Wallets in the cloud

Matt Barr, head of market development, Australasia for MasterCard Worldwide

Additionally, a digital wallet should enable merchants to easily add services beyond payments, such as membership details, e-receipts and loyalty programs. These will provide value-adds for the consumer and enable the merchant to create a truly enhanced customer shopping experience.

For merchants, a digital wallet must be able to be easily integrated into their current system, without the need to change or complicate their back-end payment processes. This will mean fewer disruptions for merchants and consumers, and will reduce the hassle of upgrading to newer technologies as frequently.

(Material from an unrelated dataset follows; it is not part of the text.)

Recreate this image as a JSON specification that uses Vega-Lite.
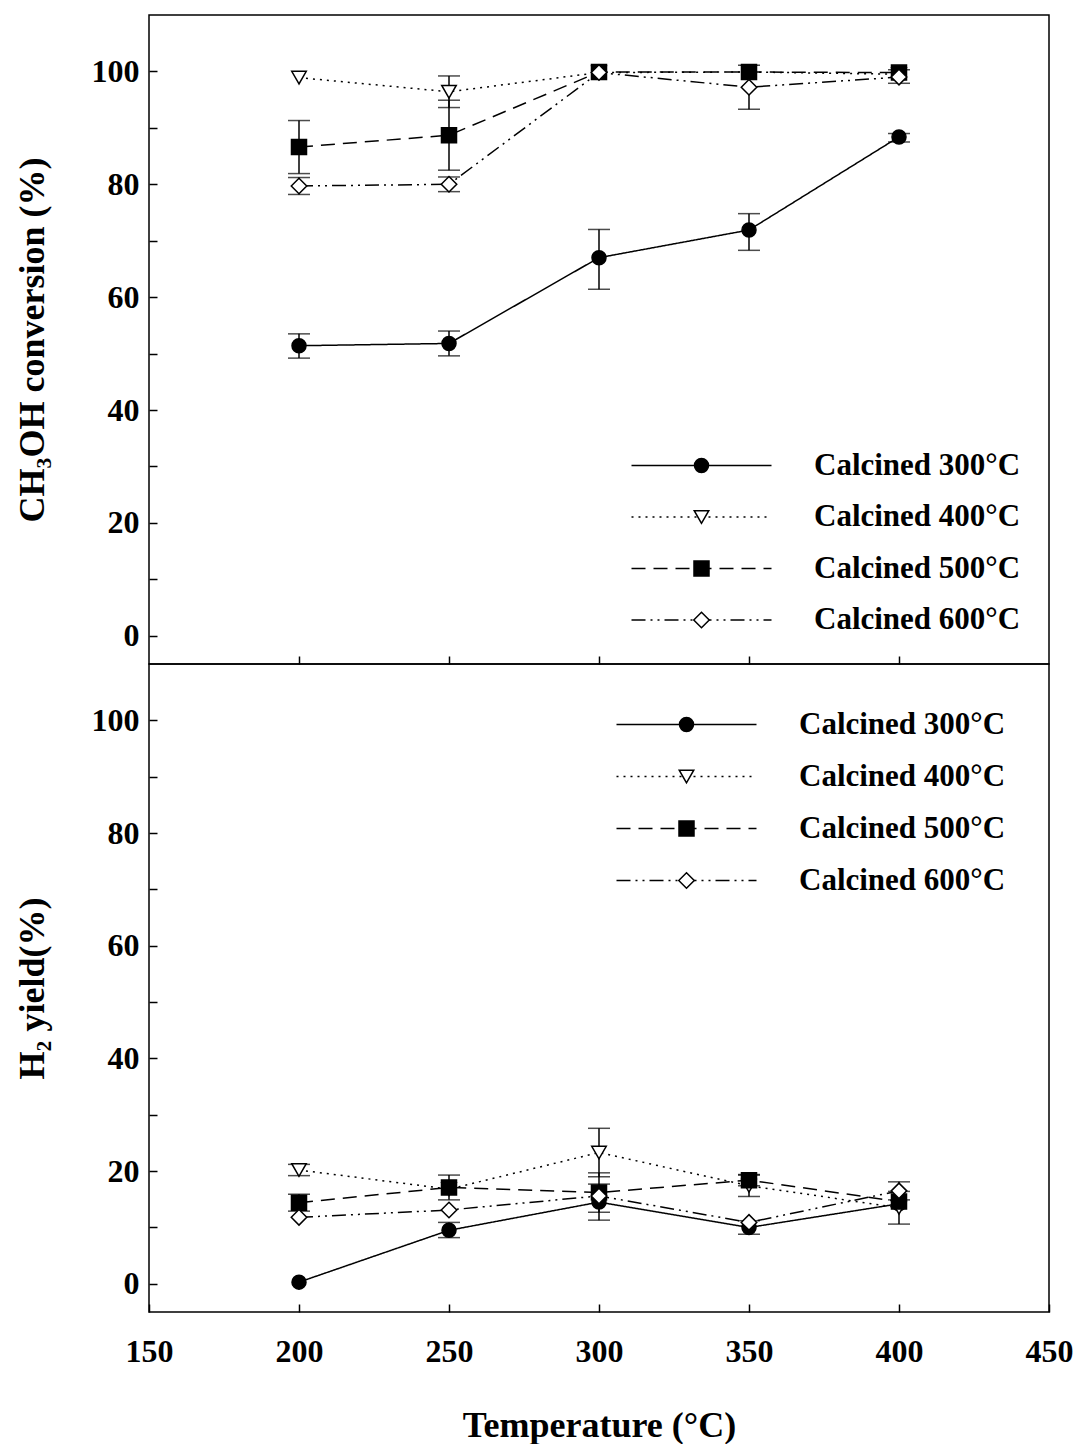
{
  "$schema": "https://vega.github.io/schema/vega-lite/v6.json",
  "background": "white",
  "padding": {"left": 13, "top": 14, "right": 5, "bottom": 0},
  "spacing": 0,
  "bounds": "flush",
  "config": {
    "view": {"stroke": "black", "strokeWidth": 1.5},
    "font": "Liberation Serif",
    "axis": {
      "grid": false,
      "domain": false,
      "tickColor": "black",
      "tickWidth": 1.5,
      "tickSize": -8,
      "labelFont": "Liberation Serif",
      "labelFontWeight": "bold",
      "labelFontSize": 32,
      "labelColor": "black",
      "titleFont": "Liberation Serif",
      "titleFontWeight": "bold",
      "titleFontSize": 36,
      "titleColor": "black"
    }
  },
  "datasets": {
    "conv": [
      {"series": "Calcined 300°C", "T": 200, "v": 51.4, "lo": 49.2, "hi": 53.5},
      {"series": "Calcined 300°C", "T": 250, "v": 51.8, "lo": 49.6, "hi": 54.0},
      {"series": "Calcined 300°C", "T": 300, "v": 67.0, "lo": 61.4, "hi": 72.0},
      {"series": "Calcined 300°C", "T": 350, "v": 71.9, "lo": 68.3, "hi": 74.8},
      {"series": "Calcined 300°C", "T": 400, "v": 88.4, "lo": 87.5, "hi": 89.0},
      {"series": "Calcined 400°C", "T": 200, "v": 98.9, "lo": null, "hi": null},
      {"series": "Calcined 400°C", "T": 250, "v": 96.4, "lo": 93.6, "hi": 99.2},
      {"series": "Calcined 400°C", "T": 300, "v": 99.8, "lo": null, "hi": null},
      {"series": "Calcined 400°C", "T": 350, "v": 99.9, "lo": null, "hi": null},
      {"series": "Calcined 400°C", "T": 400, "v": 99.5, "lo": null, "hi": null},
      {"series": "Calcined 500°C", "T": 200, "v": 86.6, "lo": 81.9, "hi": 91.3},
      {"series": "Calcined 500°C", "T": 250, "v": 88.7, "lo": 82.5, "hi": 94.9},
      {"series": "Calcined 500°C", "T": 300, "v": 99.9, "lo": null, "hi": null},
      {"series": "Calcined 500°C", "T": 350, "v": 99.9, "lo": null, "hi": null},
      {"series": "Calcined 500°C", "T": 400, "v": 99.8, "lo": null, "hi": null},
      {"series": "Calcined 600°C", "T": 200, "v": 79.7, "lo": 78.2, "hi": 81.2},
      {"series": "Calcined 600°C", "T": 250, "v": 80.0, "lo": 78.7, "hi": 81.3},
      {"series": "Calcined 600°C", "T": 300, "v": 99.8, "lo": null, "hi": null},
      {"series": "Calcined 600°C", "T": 350, "v": 97.2, "lo": 93.3, "hi": 101.1},
      {"series": "Calcined 600°C", "T": 400, "v": 99.0, "lo": 97.9, "hi": 100.3}
    ],
    "h2": [
      {"series": "Calcined 300°C", "T": 200, "v": 0.3, "lo": null, "hi": null},
      {"series": "Calcined 300°C", "T": 250, "v": 9.5, "lo": 8.2, "hi": 10.9},
      {"series": "Calcined 300°C", "T": 300, "v": 14.5, "lo": 11.3, "hi": 17.7},
      {"series": "Calcined 300°C", "T": 350, "v": 10.0, "lo": 8.8, "hi": 11.2},
      {"series": "Calcined 300°C", "T": 400, "v": 14.2, "lo": null, "hi": null},
      {"series": "Calcined 400°C", "T": 200, "v": 20.2, "lo": 19.2, "hi": 21.2},
      {"series": "Calcined 400°C", "T": 250, "v": 16.8, "lo": null, "hi": null},
      {"series": "Calcined 400°C", "T": 300, "v": 23.3, "lo": 19.0, "hi": 27.6},
      {"series": "Calcined 400°C", "T": 350, "v": 17.4, "lo": 15.5, "hi": 19.3},
      {"series": "Calcined 400°C", "T": 400, "v": 13.5, "lo": 10.6, "hi": 16.4},
      {"series": "Calcined 500°C", "T": 200, "v": 14.4, "lo": 12.9, "hi": 15.9},
      {"series": "Calcined 500°C", "T": 250, "v": 17.1, "lo": 14.9, "hi": 19.3},
      {"series": "Calcined 500°C", "T": 300, "v": 16.2, "lo": 12.7, "hi": 19.7},
      {"series": "Calcined 500°C", "T": 350, "v": 18.4, "lo": 17.4, "hi": 19.4},
      {"series": "Calcined 500°C", "T": 400, "v": 14.6, "lo": null, "hi": null},
      {"series": "Calcined 600°C", "T": 200, "v": 11.8, "lo": null, "hi": null},
      {"series": "Calcined 600°C", "T": 250, "v": 13.1, "lo": null, "hi": null},
      {"series": "Calcined 600°C", "T": 300, "v": 15.6, "lo": null, "hi": null},
      {"series": "Calcined 600°C", "T": 350, "v": 10.9, "lo": null, "hi": null},
      {"series": "Calcined 600°C", "T": 400, "v": 16.5, "lo": 14.9, "hi": 18.1}
    ]
  },
  "vconcat": [
    {
      "width": 900,
      "height": 649,
      "data": {"name": "conv"},
      "encoding": {
        "x": {"field": "T", "type": "quantitative", "scale": {"domain": [150, 450], "nice": false, "zero": false},
              "axis": {"title": null, "labels": false, "values": [200, 250, 300, 350, 400]}},
        "y": {"field": "v", "type": "quantitative", "scale": {"domain": [-5, 110], "nice": false, "zero": false},
              "axis": {"title": "CH₃OH conversion (%)", "values": [0, 10, 20, 30, 40, 50, 60, 70, 80, 90, 100],
                       "labelExpr": "datum.value % 20 == 0 ? datum.label : ''", "labelPadding": 18, "titlePadding": 40}}
      },
      "layer": [
        {
          "mark": {"type": "line", "stroke": "black", "strokeWidth": 1.5},
          "encoding": {
            "strokeDash": {"field": "series", "type": "nominal",
              "scale": {"domain": ["Calcined 300°C", "Calcined 400°C", "Calcined 500°C", "Calcined 600°C"],
                        "range": [[1, 0], [2, 5], [14, 8], [14, 5, 2, 5, 2, 5]]},
              "legend": {"orient": "none", "legendX": 537, "legendY": 435, "title": null, "padding": 0,
                         "symbolType": "M-7,0H7", "symbolSize": 400, "symbolStrokeWidth": 1.5, "symbolStrokeColor": "black",
                         "symbolFillColor": "transparent", "labelExpr": "''", "labelFontSize": 31, "labelFont": "Liberation Serif",
                         "labelFontWeight": "bold", "rowPadding": 19.5, "labelLimit": 400}}
          }
        },
        {
          "transform": [{"filter": "datum.lo != null"}],
          "mark": {"type": "errorbar", "color": "black", "ticks": {"size": 22, "thickness": 1.5, "color": "black"}, "rule": {"strokeWidth": 1.5}},
          "encoding": {
            "y": {"field": "lo", "type": "quantitative"},
            "y2": {"field": "hi"}
          }
        },
        {
          "mark": {"type": "point", "filled": true, "stroke": "black", "strokeWidth": 1.5, "opacity": 1},
          "encoding": {
            "shape": {"field": "series", "type": "nominal",
              "scale": {"range": ["circle", "triangle-down", "square", "diamond"]},
              "legend": {"orient": "none", "legendX": 537, "legendY": 435, "title": null, "padding": 0,
                         "symbolStrokeWidth": 1.5, "symbolStrokeColor": "black", "symbolOpacity": 1,
                         "labelFontSize": 31, "labelFont": "Liberation Serif", "labelFontWeight": "bold", "labelColor": "black",
                         "labelOffset": 97, "rowPadding": 19.5, "labelLimit": 400,
                         "encode": {"symbols": {"update": {"stroke": {"value": "black"}, "strokeWidth": {"value": 1.5}}}}}},
            "fill": {"field": "series", "type": "nominal",
              "scale": {"range": ["black", "white", "black", "white"]},
              "legend": {"orient": "none", "legendX": 537, "legendY": 435, "title": null, "padding": 0,
                         "symbolStrokeWidth": 1.5, "symbolStrokeColor": "black", "symbolOpacity": 1,
                         "labelFontSize": 31, "labelFont": "Liberation Serif", "labelFontWeight": "bold", "labelColor": "black",
                         "labelOffset": 97, "rowPadding": 19.5, "labelLimit": 400,
                         "encode": {"symbols": {"update": {"stroke": {"value": "black"}, "strokeWidth": {"value": 1.5}}}}}},
            "size": {"field": "series", "type": "nominal",
              "scale": {"range": [196, 240, 169, 300]},
              "legend": {"orient": "none", "legendX": 537, "legendY": 435, "title": null, "padding": 0,
                         "symbolStrokeWidth": 1.5, "symbolStrokeColor": "black", "symbolOpacity": 1,
                         "labelFontSize": 31, "labelFont": "Liberation Serif", "labelFontWeight": "bold", "labelColor": "black",
                         "labelOffset": 97, "rowPadding": 19.5, "labelLimit": 400,
                         "encode": {"symbols": {"update": {"stroke": {"value": "black"}, "strokeWidth": {"value": 1.5}}}}}}
          }
        }
      ]
    },
    {
      "width": 900,
      "height": 648,
      "data": {"name": "h2"},
      "encoding": {
        "x": {"field": "T", "type": "quantitative", "scale": {"domain": [150, 450], "nice": false, "zero": false},
              "axis": {"title": "Temperature (°C)", "values": [150, 200, 250, 300, 350, 400, 450], "labelPadding": 32, "titlePadding": 41, "labelFlush": false}},
        "y": {"field": "v", "type": "quantitative", "scale": {"domain": [-5, 110], "nice": false, "zero": false},
              "axis": {"title": "H₂ yield(%)", "values": [0, 10, 20, 30, 40, 50, 60, 70, 80, 90, 100],
                       "labelExpr": "datum.value % 20 == 0 ? datum.label : ''", "labelPadding": 18, "titlePadding": 40}}
      },
      "layer": [
        {
          "mark": {"type": "line", "stroke": "black", "strokeWidth": 1.5},
          "encoding": {
            "strokeDash": {"field": "series", "type": "nominal",
              "scale": {"domain": ["Calcined 300°C", "Calcined 400°C", "Calcined 500°C", "Calcined 600°C"],
                        "range": [[1, 0], [2, 5], [14, 8], [14, 5, 2, 5, 2, 5]]},
              "legend": {"orient": "none", "legendX": 522, "legendY": 45, "title": null, "padding": 0,
                         "symbolType": "M-7,0H7", "symbolSize": 400, "symbolStrokeWidth": 1.5, "symbolStrokeColor": "black",
                         "symbolFillColor": "transparent", "labelExpr": "''", "labelFontSize": 31, "labelFont": "Liberation Serif",
                         "labelFontWeight": "bold", "rowPadding": 20, "labelLimit": 400}}
          }
        },
        {
          "transform": [{"filter": "datum.lo != null"}],
          "mark": {"type": "errorbar", "color": "black", "ticks": {"size": 22, "thickness": 1.5, "color": "black"}, "rule": {"strokeWidth": 1.5}},
          "encoding": {
            "y": {"field": "lo", "type": "quantitative"},
            "y2": {"field": "hi"}
          }
        },
        {
          "mark": {"type": "point", "filled": true, "stroke": "black", "strokeWidth": 1.5, "opacity": 1},
          "encoding": {
            "shape": {"field": "series", "type": "nominal",
              "scale": {"range": ["circle", "triangle-down", "square", "diamond"]},
              "legend": {"orient": "none", "legendX": 522, "legendY": 45, "title": null, "padding": 0,
                         "symbolStrokeWidth": 1.5, "symbolStrokeColor": "black", "symbolOpacity": 1,
                         "labelFontSize": 31, "labelFont": "Liberation Serif", "labelFontWeight": "bold", "labelColor": "black",
                         "labelOffset": 97, "rowPadding": 20, "labelLimit": 400,
                         "encode": {"symbols": {"update": {"stroke": {"value": "black"}, "strokeWidth": {"value": 1.5}}}}}},
            "fill": {"field": "series", "type": "nominal",
              "scale": {"range": ["black", "white", "black", "white"]},
              "legend": {"orient": "none", "legendX": 522, "legendY": 45, "title": null, "padding": 0,
                         "symbolStrokeWidth": 1.5, "symbolStrokeColor": "black", "symbolOpacity": 1,
                         "labelFontSize": 31, "labelFont": "Liberation Serif", "labelFontWeight": "bold", "labelColor": "black",
                         "labelOffset": 97, "rowPadding": 20, "labelLimit": 400,
                         "encode": {"symbols": {"update": {"stroke": {"value": "black"}, "strokeWidth": {"value": 1.5}}}}}},
            "size": {"field": "series", "type": "nominal",
              "scale": {"range": [196, 240, 169, 300]},
              "legend": {"orient": "none", "legendX": 522, "legendY": 45, "title": null, "padding": 0,
                         "symbolStrokeWidth": 1.5, "symbolStrokeColor": "black", "symbolOpacity": 1,
                         "labelFontSize": 31, "labelFont": "Liberation Serif", "labelFontWeight": "bold", "labelColor": "black",
                         "labelOffset": 97, "rowPadding": 20, "labelLimit": 400,
                         "encode": {"symbols": {"update": {"stroke": {"value": "black"}, "strokeWidth": {"value": 1.5}}}}}}
          }
        }
      ]
    }
  ],
  "resolve": {
    "scale": {"shape": "independent", "fill": "independent", "strokeDash": "independent", "size": "independent"},
    "legend": {"shape": "independent", "fill": "independent", "strokeDash": "independent", "size": "independent"}
  }
}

Moving into the digital space can raise questions of security and privacy risks, but digital wallets have the capability to provide online equivalent of the EMV levels of protection, which is the global standard of protection for authenticating card transactions. By providing this same gold-standard of protection for consumers and merchants, all parties can be reassured that their data is processed and stored securely.

Finally, digital wallets should also provide merchants with the ability to support an omni-channel retailing ecosystem, and create a seamless customer experience — wherever they are, and however they want to pay.

As consumers increasingly move to omni-channel purchasing, they will want a digital wallet that provides the flexibility to move from the high street to online. The good news is that the technology exists today to provide these services and New Zealand will soon see this technology move from pilot stage, to being widely accessible. With smartphones having such widespread penetration across our population, it's possible that one day we will do without physical wallets and plastic cards all together and rely solely on these devices when it comes to any payment related activity.